Work required: From the listing that follows, reproduce only the lines from the one holding "Output the Python" through the one holding "from matplotlib.patches import Rectangle", both included, with no pictures.

***** Task material

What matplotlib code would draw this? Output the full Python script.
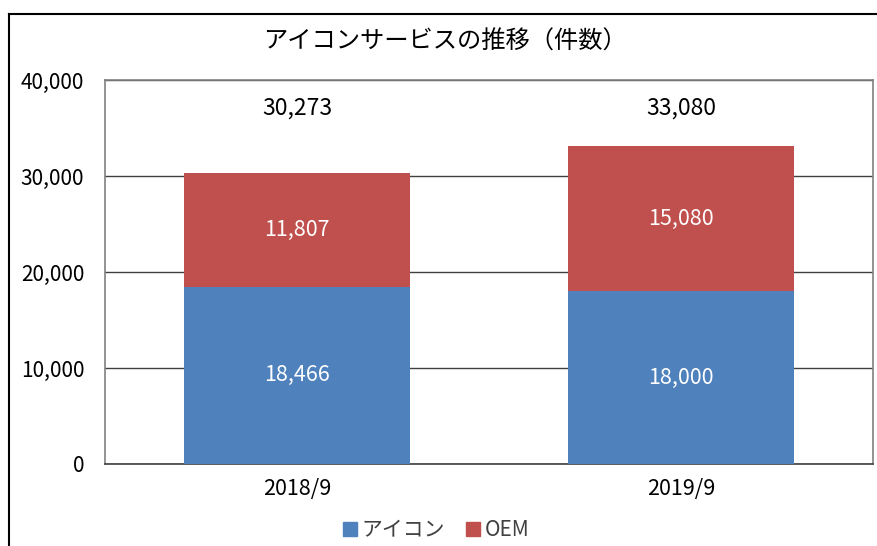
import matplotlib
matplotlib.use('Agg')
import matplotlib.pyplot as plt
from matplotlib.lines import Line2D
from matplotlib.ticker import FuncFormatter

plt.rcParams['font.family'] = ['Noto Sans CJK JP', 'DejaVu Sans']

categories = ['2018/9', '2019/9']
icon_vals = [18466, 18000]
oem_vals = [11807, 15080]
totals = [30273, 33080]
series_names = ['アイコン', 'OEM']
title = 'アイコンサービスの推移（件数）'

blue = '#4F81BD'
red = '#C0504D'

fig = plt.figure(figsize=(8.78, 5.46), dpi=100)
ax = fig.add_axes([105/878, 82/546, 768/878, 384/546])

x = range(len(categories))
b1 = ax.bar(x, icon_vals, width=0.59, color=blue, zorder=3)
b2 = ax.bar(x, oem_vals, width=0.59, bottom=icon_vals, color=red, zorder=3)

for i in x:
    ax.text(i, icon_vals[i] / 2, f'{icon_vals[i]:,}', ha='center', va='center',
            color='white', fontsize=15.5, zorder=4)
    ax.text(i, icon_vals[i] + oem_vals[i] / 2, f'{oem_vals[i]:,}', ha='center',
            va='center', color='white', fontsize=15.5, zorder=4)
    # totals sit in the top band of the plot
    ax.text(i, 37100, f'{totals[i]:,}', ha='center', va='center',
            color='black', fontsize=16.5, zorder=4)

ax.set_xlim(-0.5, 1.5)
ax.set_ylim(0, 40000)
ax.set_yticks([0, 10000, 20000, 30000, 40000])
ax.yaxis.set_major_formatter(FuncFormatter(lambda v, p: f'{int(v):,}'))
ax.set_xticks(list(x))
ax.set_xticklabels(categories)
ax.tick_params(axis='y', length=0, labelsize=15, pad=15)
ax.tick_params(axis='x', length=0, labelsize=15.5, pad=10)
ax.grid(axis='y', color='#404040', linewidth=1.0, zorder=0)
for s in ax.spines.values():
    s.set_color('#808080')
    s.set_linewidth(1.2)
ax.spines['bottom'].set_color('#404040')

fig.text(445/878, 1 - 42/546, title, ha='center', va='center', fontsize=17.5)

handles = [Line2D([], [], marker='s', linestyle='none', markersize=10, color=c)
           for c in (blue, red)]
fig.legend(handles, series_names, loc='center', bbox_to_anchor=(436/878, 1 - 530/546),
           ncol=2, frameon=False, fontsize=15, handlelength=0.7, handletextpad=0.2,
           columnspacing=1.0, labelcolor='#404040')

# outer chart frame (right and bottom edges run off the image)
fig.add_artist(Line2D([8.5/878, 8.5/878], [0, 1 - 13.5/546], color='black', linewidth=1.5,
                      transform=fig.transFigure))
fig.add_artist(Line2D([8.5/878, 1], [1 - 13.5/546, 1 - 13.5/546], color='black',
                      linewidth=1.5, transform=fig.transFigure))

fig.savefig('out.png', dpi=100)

**********
***** Task material

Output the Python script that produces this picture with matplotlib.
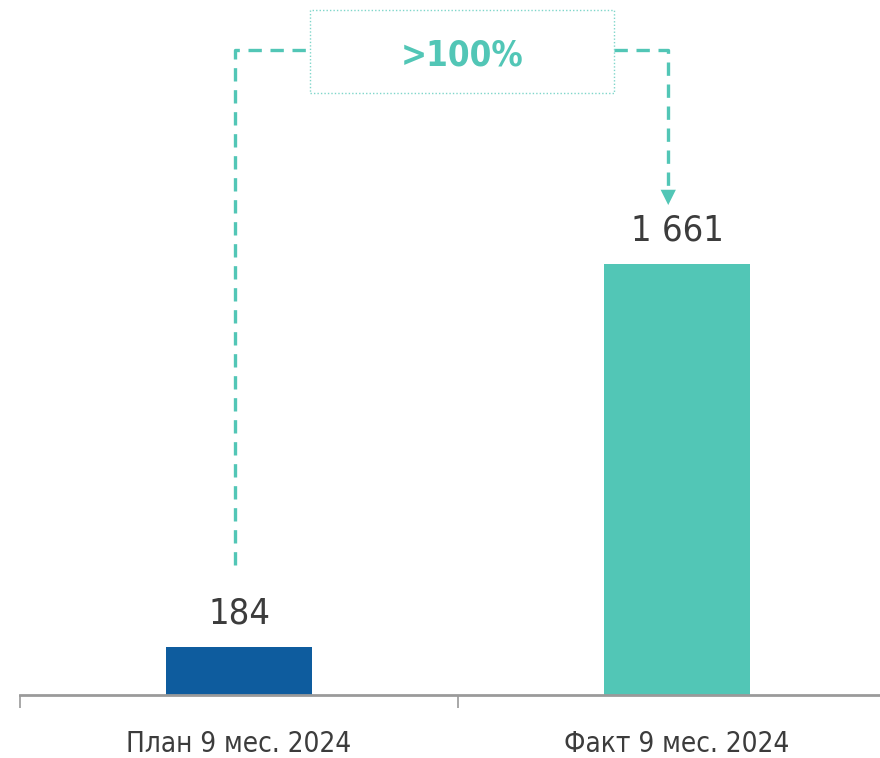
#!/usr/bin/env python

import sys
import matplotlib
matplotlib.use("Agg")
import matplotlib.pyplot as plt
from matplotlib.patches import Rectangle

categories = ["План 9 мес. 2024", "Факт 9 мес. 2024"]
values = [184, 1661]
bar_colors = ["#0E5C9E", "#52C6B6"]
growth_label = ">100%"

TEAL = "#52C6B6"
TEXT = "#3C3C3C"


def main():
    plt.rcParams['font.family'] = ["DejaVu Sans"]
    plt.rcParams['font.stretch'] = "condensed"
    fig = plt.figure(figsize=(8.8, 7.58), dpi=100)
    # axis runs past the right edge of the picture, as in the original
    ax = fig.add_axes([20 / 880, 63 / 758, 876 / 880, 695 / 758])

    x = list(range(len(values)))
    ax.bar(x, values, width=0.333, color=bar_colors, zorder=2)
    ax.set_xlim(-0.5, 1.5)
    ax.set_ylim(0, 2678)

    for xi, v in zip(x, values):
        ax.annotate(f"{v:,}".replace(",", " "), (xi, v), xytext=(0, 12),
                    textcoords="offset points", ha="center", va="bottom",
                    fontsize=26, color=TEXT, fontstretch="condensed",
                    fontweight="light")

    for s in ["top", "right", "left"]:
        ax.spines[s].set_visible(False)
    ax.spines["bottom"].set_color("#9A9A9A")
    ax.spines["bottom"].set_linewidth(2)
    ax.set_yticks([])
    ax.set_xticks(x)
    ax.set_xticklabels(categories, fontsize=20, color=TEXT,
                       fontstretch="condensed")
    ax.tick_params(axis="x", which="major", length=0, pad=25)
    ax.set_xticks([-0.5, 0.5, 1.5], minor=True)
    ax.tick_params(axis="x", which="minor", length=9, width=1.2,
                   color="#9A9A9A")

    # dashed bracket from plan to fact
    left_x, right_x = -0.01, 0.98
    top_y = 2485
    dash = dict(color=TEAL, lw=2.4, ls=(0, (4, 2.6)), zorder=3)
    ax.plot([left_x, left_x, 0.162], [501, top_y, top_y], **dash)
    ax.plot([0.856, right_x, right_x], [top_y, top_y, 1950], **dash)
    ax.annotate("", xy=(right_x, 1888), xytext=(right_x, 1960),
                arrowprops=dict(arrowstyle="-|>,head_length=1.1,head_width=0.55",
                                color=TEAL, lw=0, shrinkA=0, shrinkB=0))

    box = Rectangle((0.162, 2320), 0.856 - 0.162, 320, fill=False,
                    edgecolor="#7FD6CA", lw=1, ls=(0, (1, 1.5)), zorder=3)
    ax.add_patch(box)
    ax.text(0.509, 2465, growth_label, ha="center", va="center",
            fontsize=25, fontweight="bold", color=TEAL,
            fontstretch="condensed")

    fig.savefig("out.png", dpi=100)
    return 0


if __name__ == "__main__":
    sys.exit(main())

**********

Exercise answer:
Output the Python script that produces this picture with matplotlib.
#!/usr/bin/env python

import sys
import matplotlib
matplotlib.use("Agg")
import matplotlib.pyplot as plt
from matplotlib.patches import Rectangle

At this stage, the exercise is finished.